Steve, I’ll bring to your attention a chat I just had with one of our more experienced users so that you can have a broader perspective.
@TonyR mentioned this method:
Wouldn't the cams plugged into the NVR be on a different subnet than the cams on the switch (NVR issues IP's to its POE ported cams and router assigning IP's to those extra cams plugged into the switch) ?
Would this work and possibly be better?
I would run the 8 cameras direct to the NVR, connect the other cams to the POE switch then run a single line from the POE switch to a NVR POE port.
This allows the NVR and not the router to issue IPs to the extra cameras as well as the NVR's cameras.
Keep the NVR's LAN connected to the router and no camera traffic will go through the router.
My reply:
Hey Tony, Yes they are, but the NVR can see both.
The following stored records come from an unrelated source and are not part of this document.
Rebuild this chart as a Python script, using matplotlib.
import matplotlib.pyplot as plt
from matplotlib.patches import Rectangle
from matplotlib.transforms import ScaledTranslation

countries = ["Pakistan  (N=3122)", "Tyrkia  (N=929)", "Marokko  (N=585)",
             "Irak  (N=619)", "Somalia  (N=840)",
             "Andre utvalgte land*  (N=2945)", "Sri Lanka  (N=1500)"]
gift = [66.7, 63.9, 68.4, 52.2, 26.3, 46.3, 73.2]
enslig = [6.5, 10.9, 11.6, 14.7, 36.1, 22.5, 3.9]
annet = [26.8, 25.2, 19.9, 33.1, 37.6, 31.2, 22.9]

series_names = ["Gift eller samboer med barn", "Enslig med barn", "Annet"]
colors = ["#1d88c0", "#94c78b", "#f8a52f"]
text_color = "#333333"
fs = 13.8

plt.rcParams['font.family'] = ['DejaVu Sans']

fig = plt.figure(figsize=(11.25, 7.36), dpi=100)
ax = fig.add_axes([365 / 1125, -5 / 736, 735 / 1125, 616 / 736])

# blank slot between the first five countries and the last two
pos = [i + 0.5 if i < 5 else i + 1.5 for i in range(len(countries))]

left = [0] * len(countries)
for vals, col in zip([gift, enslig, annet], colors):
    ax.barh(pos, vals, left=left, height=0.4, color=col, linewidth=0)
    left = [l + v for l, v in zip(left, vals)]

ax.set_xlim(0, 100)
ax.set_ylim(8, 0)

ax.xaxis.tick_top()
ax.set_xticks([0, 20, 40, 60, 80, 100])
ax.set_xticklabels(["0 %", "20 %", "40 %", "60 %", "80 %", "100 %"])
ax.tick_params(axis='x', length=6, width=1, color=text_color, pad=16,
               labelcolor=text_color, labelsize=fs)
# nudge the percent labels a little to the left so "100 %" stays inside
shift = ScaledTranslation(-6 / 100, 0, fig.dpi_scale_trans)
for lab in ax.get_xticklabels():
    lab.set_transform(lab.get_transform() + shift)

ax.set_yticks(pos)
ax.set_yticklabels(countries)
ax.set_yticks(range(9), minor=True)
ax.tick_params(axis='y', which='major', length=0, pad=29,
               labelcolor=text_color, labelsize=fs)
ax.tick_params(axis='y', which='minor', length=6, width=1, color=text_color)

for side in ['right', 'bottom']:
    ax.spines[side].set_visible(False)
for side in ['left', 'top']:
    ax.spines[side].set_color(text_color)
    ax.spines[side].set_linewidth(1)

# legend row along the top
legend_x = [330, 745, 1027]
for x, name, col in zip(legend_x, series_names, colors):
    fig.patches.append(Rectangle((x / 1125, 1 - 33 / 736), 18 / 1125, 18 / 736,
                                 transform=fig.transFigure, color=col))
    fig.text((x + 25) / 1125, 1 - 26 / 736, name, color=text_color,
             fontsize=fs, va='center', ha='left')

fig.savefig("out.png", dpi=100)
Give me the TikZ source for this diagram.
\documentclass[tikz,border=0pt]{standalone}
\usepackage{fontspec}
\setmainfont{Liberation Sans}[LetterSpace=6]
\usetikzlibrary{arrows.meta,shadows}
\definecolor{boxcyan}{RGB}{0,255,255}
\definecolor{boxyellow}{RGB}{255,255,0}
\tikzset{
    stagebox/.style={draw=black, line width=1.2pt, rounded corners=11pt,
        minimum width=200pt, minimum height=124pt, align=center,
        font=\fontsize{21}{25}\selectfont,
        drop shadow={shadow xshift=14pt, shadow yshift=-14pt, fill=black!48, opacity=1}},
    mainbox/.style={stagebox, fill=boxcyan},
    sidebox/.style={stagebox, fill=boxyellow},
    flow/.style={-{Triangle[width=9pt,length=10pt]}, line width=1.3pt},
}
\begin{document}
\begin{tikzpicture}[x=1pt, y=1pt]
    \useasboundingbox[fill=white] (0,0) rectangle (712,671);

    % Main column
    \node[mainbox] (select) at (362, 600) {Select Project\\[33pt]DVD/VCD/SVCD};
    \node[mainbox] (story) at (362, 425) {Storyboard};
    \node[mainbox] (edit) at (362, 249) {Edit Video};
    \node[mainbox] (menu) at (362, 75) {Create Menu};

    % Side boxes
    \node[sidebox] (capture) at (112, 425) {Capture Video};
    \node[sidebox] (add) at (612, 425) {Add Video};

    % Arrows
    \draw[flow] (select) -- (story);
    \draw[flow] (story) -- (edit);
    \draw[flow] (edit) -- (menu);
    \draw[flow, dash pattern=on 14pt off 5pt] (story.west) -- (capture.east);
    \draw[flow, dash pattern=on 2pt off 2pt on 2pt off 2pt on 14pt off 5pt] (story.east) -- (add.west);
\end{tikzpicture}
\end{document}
I’ve seen different takes on whether/how well using a single PoE port to power multiple cameras works. I’m pretty certain 3-4 is max. at most. Also the NVR assigns an IP to the port, and while it apparently can pass more than one, I’ve seen and read IP conflicts doing this particularly as one plugs/unplugs cams for various reasons.
so yes, you’re right and may have more experience than I doing it so, im just confident the way I explained works without incident . I suppose I need to thoroughly test that method more.
Soooo
You may want to try using an NVR PoE port as
@TonyR suggests. If it works it would indeed be a more elegant solution.